掲載日:2011年07月13日 プロが造るカスタム
カワサキZのカスタムでリヤに180サイズタイヤ(STDは3.25-19/4.00-18で、メトリック表示換算すると100/90-19・110/90-18あたりになる。都合7cm、1.6倍以上の幅アップ=ワイド化となるわけだ)を履かせるなら、フレームと一体化しているタンデムステップブラケットのカット、タイヤ幅増に合わせた内幅を持つスイングアームへの交換、スイングアームピボット内側チェーンライン加工(スイングアームに合わせた同ピボットだから、タイヤがワイド化してチェーンラインを外側にオフセットするのだから、これも当然)をセットで行うものと、大筋が決まっている。と言うより、このようにしないと物理的に組むことが不可能なのだ。

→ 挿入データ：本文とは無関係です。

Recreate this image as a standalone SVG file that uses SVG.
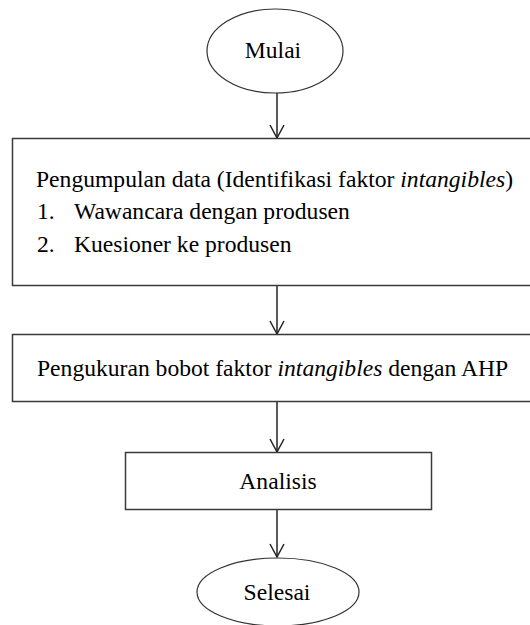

だが、この車両はリヤに180/55-18サイズタイヤを履いていながら、先のタンデムステップブラケットまわりフレームカットも行わず、マフラーもZ1-STDの4本出しのままという1台。いったいどんなワザが使われているというのか。
「初期のAMAスーパーバイク('77年まではマフラーもストックシェルのまま使うこと、というレギュレーション)をイメージして、なおかつ日常の足にも使えるというコンセプトで作りました。足まわりは3回作り直して、ようやく完成したんですよ」(笑)。こう語るのは、作業を手がけたボイスジャパンの杉森さん。
気になる作業の内容だが、まずスイングアームは4.5インチ幅リム用のワンオフ品を用意。これの内側を切り抜いて5.5インチ幅のリムが入るようにした上でハニカム状の補強を追加。一方、フレーム側はタンデムステップ用ステーを左右20mmずつ広げ、それでもスイングアームに干渉する部分をスライス加工した上で補強。さらにマフラー取り付け部にカラーを入れ、サイドスタンドステーも8mm外側に出す(マフラー側のストッパーに位置を合わせるため)などして、文字どおりミリ単位でクリアランスを確保したのだ。
ちなみにエンジンはウェブ430カム&アウター→インナーシムの903→1105ccで後軸出力は130psをオーバー(エンジン単体では145psくらいか)しているとのこと。基本に必要なことを考えた上で加工そのものを工夫してワイド化をクリアし、さらにさりげない外観に秘められた、超絶加工とビッグパワー。このアンバランスが魅力の1台となっている。